Vol. 17, No. 30May 7, 1998

First class of five medical scholars earn degrees

Members of the first class of the UD Medical Scholars Program, jointly sponsored with Jefferson Medical School, are receiving their medical degrees in May, according to coordinator Paul Durbin, philosophy.

"This truly will be a significant milestone for the Medical Scholars Program when these students, who enrolled as students at UD in 1990, complete the program and graduate from Jefferson. It is the fruition of planning and cooperation between the University and Jefferson to provide a broad-based liberal arts, scientific and professional education for tomorrow's physicians," Durbin said.

The five members of the first class are pioneers, but others soon will follow in their footsteps. Currently, Durbin said, there are 11 students in their third year at Jefferson, 17 students in their second year and 11 in their first year. There are 14 seniors at UD who will begin their studies at Jefferson next fall, 19 juniors who have been conditionally accepted at Jefferson for 1999 and 17 sophomores who have just been conditionally accepted for 2000.

Toward the end of their sophomore years or early in their junior years, students formally apply to the program, which leads to a bachelor of arts in liberal studies from Delaware and a medical degree from Jefferson.

The program is designed to integrate liberal arts, science and professional studies by linking college and medical school as closely as possible. Students are required to be active participants in the program while at UD, maintain a 3.33 grade point average, perform satisfactorily on the Medical College Admissions Test, participate in Medical Scholars practicums at Delaware community health sites and perform volunteer work.
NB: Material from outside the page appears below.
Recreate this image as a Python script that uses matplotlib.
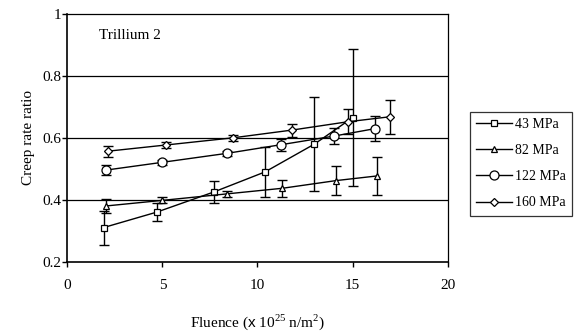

Those who meet the standards of the program are conditionally accepted to medical school no later than the beginning of their junior year.

One graduate, Lincoln Abbott, who will be an emergency medicine resident at the University of Connecticut in Farmington next year, gave the program high marks.

"The program had breadth and gave me insights into the philosophical and humanistic underpinnings of medicine and introduced me to alternative medicine. The problem-based learning approach and lectures were invaluable. I also learned from the practicums, such as working in an inner city day camp as a health teacher," he said.

Constantinos Hadjipanayis, who will be a neurosurgery resident at the University of Pittsburgh, said the program was challenging and helped him think on his own and to work with others. The program gave him the freedom to learn at different levels, he said, and the practicums provided direct, hands-on experience in working in health care facilities, such as an HIV clinic and nursing home.

Others from the Medical Scholars Program graduating from Jefferson are Lisa Baldassarre, who will be a general surgery resident at Stamford Hospital in Connecticut; David Compton, who will be an anesthesiology resident at Christiana Care/Thomas Jefferson Hospital; and Phil Huffman, who will be a family medicine resident at Lehigh Valley Hospital, Bethlehem, Pa.